A federal regulator says Alberta needs to do more work to assess the environmental impacts of the proposed Springbank reservoir — a major project designed to protect Calgary from floods — as the initial submission was deficient in several key areas.

"We found, at this point in time, the environmental impact statement did not conform with our … guidelines that we issued in August of 2016," Shelly Boss, project manager with the Canadian Environmental Assessment Agency (CEAA), said Monday.

Alberta Transportation submitted the report in mid-October and the agency is now asking the province to submit a "fully revised" report with more detailed information in a variety of areas.

"In general, the level and breath of information ... needs to be increased," the regulator told the province in a letter.

Boss said "it's not unheard of" for the agency to make such requests of project proponents.

"This development is not unanticipated and is part of the due process of the federal regulator," Alberta Transportation spokesman Adam Johnson said in an email.

"The Government of Alberta fully respects the regulatory process and takes CEAA's advice seriously. Alberta Transportation and its engineering consultant are currently reviewing the list of requested details and will comply with CEAA's requests for further detail."

What's missing?

The agency is looking for more information on groundwater impacts, more detailed estimates of how much dust will emanate from sediment deposits once water recedes from the reservoir and more description of how the project will impact fish, migratory birds and at-risk species in the area.

It is also asking Alberta Transportation for more information on public engagement activities and consultations with Indigenous groups.

In addition, the regulator wants more information on various malfunction scenarios and contingency plans in the event of a reservoir failure.

The assessment can't move forward until the CEAA gets that information.

"We need that information in order to commence our technical review," Boss said.

Calls to revisit McLean Creek option

An organization named Don't Damn Springbank — comprised of landowners whose properties would need to be bought (or expropriated) in order to make way for the reservoir — said Monday the regulator's request for more information raises questions about how thoroughly the province has thought this through.
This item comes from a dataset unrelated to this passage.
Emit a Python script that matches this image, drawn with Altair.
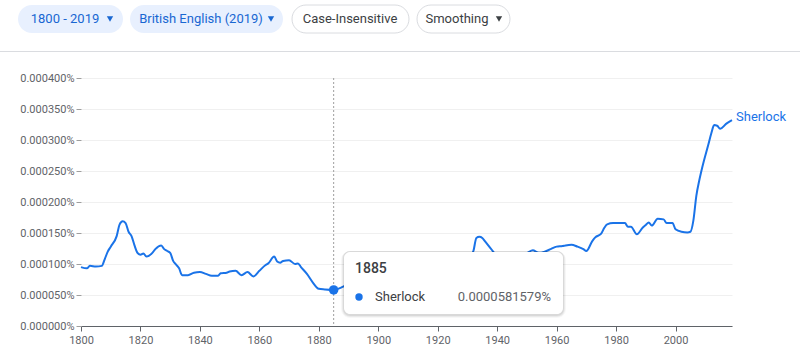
import altair as alt
import pandas as pd

# ---- data (values in percent units, as on the axis) ----
years = [1800, 1802, 1803, 1805, 1807, 1808, 1809, 1810, 1812, 1813, 1814, 1815,
         1816, 1817, 1818, 1819, 1820, 1821, 1822, 1824, 1825, 1827, 1828, 1829,
         1830, 1831, 1832, 1833, 1834, 1836, 1838, 1840, 1842, 1844, 1846, 1847,
         1849, 1850, 1852, 1854, 1856, 1858, 1860, 1862, 1863, 1865, 1866, 1867,
         1868, 1870, 1872, 1873, 1874, 1876, 1878, 1880, 1882, 1885, 1888, 1890,
         1895, 1900, 1905, 1910, 1915, 1920, 1925, 1930, 1932, 1933, 1934, 1935,
         1936, 1938, 1940, 1945, 1950, 1952, 1954, 1956, 1958, 1960, 1962, 1963,
         1965, 1967, 1969, 1970, 1972, 1973, 1975, 1976, 1977, 1979, 1983, 1984,
         1985, 1987, 1989, 1990, 1991, 1992, 1994, 1996, 1997, 1999, 2000, 2002,
         2004, 2005, 2006, 2007, 2008, 2009, 2011, 2012, 2013, 2014, 2015, 2017,
         2019]
values = [0.000095, 0.000093, 0.000097, 0.000096, 0.000097, 0.000108, 0.000120,
          0.000128, 0.000145, 0.000164, 0.000169, 0.000166, 0.000152, 0.000145,
          0.000130, 0.000118, 0.000115, 0.000117, 0.000112, 0.000118, 0.000124,
          0.000130, 0.000124, 0.000121, 0.000118, 0.000105, 0.000099, 0.000093,
          0.000082, 0.000082, 0.000086, 0.000087, 0.000084, 0.000081, 0.000081,
          0.000085, 0.000086, 0.000088, 0.000089, 0.000082, 0.000087, 0.000080,
          0.000089, 0.000098, 0.000101, 0.000112, 0.000104, 0.000102, 0.000105,
          0.000106, 0.000100, 0.000101, 0.000095, 0.000084, 0.000070, 0.000060,
          0.000059, 0.0000581579, 0.000063, 0.000068, 0.000080, 0.000088, 0.000095,
          0.000098, 0.000100, 0.000105, 0.000104, 0.000108, 0.000121, 0.000142,
          0.000144, 0.000142, 0.000136, 0.000124, 0.000114, 0.000112, 0.000118,
          0.000122, 0.000118, 0.000120, 0.000124, 0.000128, 0.000129, 0.000130,
          0.000131, 0.000128, 0.000124, 0.000121, 0.000137, 0.000143, 0.000149,
          0.000158, 0.000164, 0.000166, 0.000166, 0.000160, 0.000160, 0.000148,
          0.000159, 0.000163, 0.000167, 0.000162, 0.000173, 0.000172, 0.000166,
          0.000166, 0.000156, 0.000152, 0.000151, 0.000152, 0.000170, 0.000210,
          0.000235, 0.000256, 0.000292, 0.000310, 0.000324, 0.000323, 0.000318,
          0.000326, 0.000332]
series_name = "Sherlock"
hover_year = 1885
hover_label = "0.0000581579%"
x_ticks = [1800, 1820, 1840, 1860, 1880, 1900, 1920, 1940, 1960, 1980, 2000]
y_ticks = [0, 0.00005, 0.0001, 0.00015, 0.0002, 0.00025, 0.0003, 0.00035, 0.0004]
pill_labels = ["1800 - 2019", "British English (2019)", "Case-Insensitive", "Smoothing"]

df = pd.DataFrame({"year": years, "value": values, "term": series_name})

BLUE = "#1a73e8"
FONT = "Roboto"
L, T = 81, 78  # plot origin in page pixels

xs = alt.Scale(domain=[1800, 2019], nice=False, zero=False)
ys = alt.Scale(domain=[0, 0.0004], nice=False)

xaxis = alt.Axis(values=x_ticks, format="d", grid=False, domain=True,
                 domainColor="#5f6368", tickColor="#5f6368", tickSize=5,
                 labelFontSize=11, labelColor="#5f6368", labelFont=FONT,
                 labelPadding=3, labelFlush=False, labelOverlap=False)
yaxis = alt.Axis(values=y_ticks, domain=False, tickSize=5, tickColor="#9e9e9e",
                 labelExpr="format(datum.value, '.6f') + '%'",
                 labelFontSize=11, labelColor="#5f6368", labelFont=FONT,
                 labelPadding=2, grid=True, gridColor="#f0f0f0",
                 labelFlush=False, labelOverlap=False)

X = alt.X("year:Q", scale=xs, title=None, axis=xaxis)
Y = alt.Y("value:Q", scale=ys, title=None, axis=yaxis)

base = alt.Chart(df)

line = base.mark_line(color=BLUE, strokeWidth=2, interpolate="monotone").encode(x=X, y=Y)

hover = base.transform_filter(alt.datum.year == hover_year)
rule = hover.mark_rule(color="#9e9e9e", strokeDash=[2, 2], strokeWidth=1).encode(
    x=X, y=alt.value(0), y2=alt.value(248))
dot = hover.mark_circle(color=BLUE, size=90, opacity=1).encode(x=X, y=Y)

end_label = base.transform_filter(alt.datum.year == 2019).mark_text(
    align="left", baseline="middle", dx=4, dy=-3, fontSize=13, font=FONT, color=BLUE
).encode(x=X, y=Y, text="term:N")

one = alt.Data(values=[{}])


def rect(x1, x2, y1, y2, **kw):
    return alt.Chart(one).mark_rect(**kw).encode(
        x=alt.value(x1 - L), x2=alt.value(x2 - L), y=alt.value(y1 - T), y2=alt.value(y2 - T))


def text(s, x, y, **kw):
    return alt.Chart(one).mark_text(text=s, baseline="middle", font=FONT, **kw).encode(
        x=alt.value(x - L), y=alt.value(y - T))


def arrow(x, y, color):
    return alt.Chart(one).mark_point(shape="triangle-down", filled=True, size=40,
                                     color=color, opacity=1).encode(
        x=alt.value(x - L), y=alt.value(y - T))


deco = []
# separator line
deco.append(rect(0, 800, 51, 52, fill="#dadce0"))
# pills
PILL_BLUE = "#e8f0fe"
TXT_BLUE = "#1967d2"
deco += [
    rect(18, 123, 5, 33, fill=PILL_BLUE, cornerRadius=14),
    text(pill_labels[0], 65, 19, fontSize=13, color=TXT_BLUE, align="center"),
    arrow(110, 19, TXT_BLUE),
    rect(130, 283, 5, 33, fill=PILL_BLUE, cornerRadius=14),
    text(pill_labels[1], 201, 19, fontSize=13, color=TXT_BLUE, align="center"),
    arrow(271, 19, TXT_BLUE),
    rect(292, 409, 5, 33, fill="white", stroke="#dadce0", strokeWidth=1, cornerRadius=14),
    text(pill_labels[2], 350, 19, fontSize=13, color="#3c4043", align="center"),
    rect(417, 510, 5, 33, fill="white", stroke="#dadce0", strokeWidth=1, cornerRadius=14),
    text(pill_labels[3], 457, 19, fontSize=13, color="#3c4043", align="center"),
    arrow(499, 19, "#3c4043"),
]

# tooltip card with soft shadow
tip = [
    rect(341, 566, 251, 318, fill="black", opacity=0.03, cornerRadius=9),
    rect(342, 565, 251, 317, fill="black", opacity=0.05, cornerRadius=8),
    rect(343, 564, 251, 316, fill="black", opacity=0.07, cornerRadius=7),
    rect(344, 563, 252, 314, fill="white", cornerRadius=6),
    text(str(hover_year), 355, 269, fontSize=14, color="#3c4043", align="left", fontWeight=500),
    alt.Chart(one).mark_circle(color=BLUE, size=55, opacity=1).encode(
        x=alt.value(359 - L), y=alt.value(297 - T)),
    text(series_name, 375, 297, fontSize=13, color="#3c4043", align="left"),
    text(hover_label, 551, 297, fontSize=13, color="#5f6368", align="right"),
]

chart = alt.layer(line, rule, dot, end_label, *deco, *tip).properties(
    width=651, height=248,
    padding={"left": L, "top": T, "right": 800 - L - 651, "bottom": 352 - T - 248},
    autosize=alt.AutoSizeParams(type="none"),
    background="white",
).configure_view(stroke=None)

chart.save("out.html", embed_options={"renderer": "svg", "actions": False})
"It's very consistent with what our group has been saying since Day 1," said Ryan Robinson, who owns land in the affected area.

"There are serious concerns with the government's plan."

Robinson said he and other landowners still want the province to go back to a different proposal for flood mitigation — a dry dam in the McLean Creek area of Kananaskis Country.

McLean Creek Dry Dam

A visualization of what the proposed (and since abandoned) McLean Creek dry dam would look like when holding back water. (Government of Alberta/YouTube screenshot)

"We are 100-per-cent for mitigation," he said. "We support our neighbours in downtown Calgary just as much as anyone."

Robinson said a dam at McLean Creek would protect more communities, as it is located farther upstream along the Elbow River, and not require the use of private land.

The previous Progressive Conservative government considered the McLean Creek option for a time but abandoned it in September 2014. Critics had raised concerns about environmental impacts in the Kananaskis area and safety concerns should the dry dam fail.

Former premier Jim Prentice described the Springbank option as "the most cost-effective, most environmentally responsible way to get flood protection for Calgary." The NDP government that was elected in May 2015 continued to press forward with plans for a reservoir there.

What's next?

Boss said the project, from the federal regulator's point of view, is on pause until the additional information is submitted.

The province had no immediate estimate as to how long it will take to gather and submit that information.

"Right now we are assessing what the federal request for information will require for the project, and it is too early to tell what that timeline will be," Johnson said.

"The request was for more information on a fraction of the overall submission. We will be working with our engineering consultant to provide a response to ensure that this important flood mitigation project is built and protecting Calgarians as soon as possible."

Once an acceptable assessment is submitted, Boss said the CEAA has up to 365 working days to complete its work.

The regulator would make a recommendation but the final decision to approve or deny the project rests with the federal environment minister.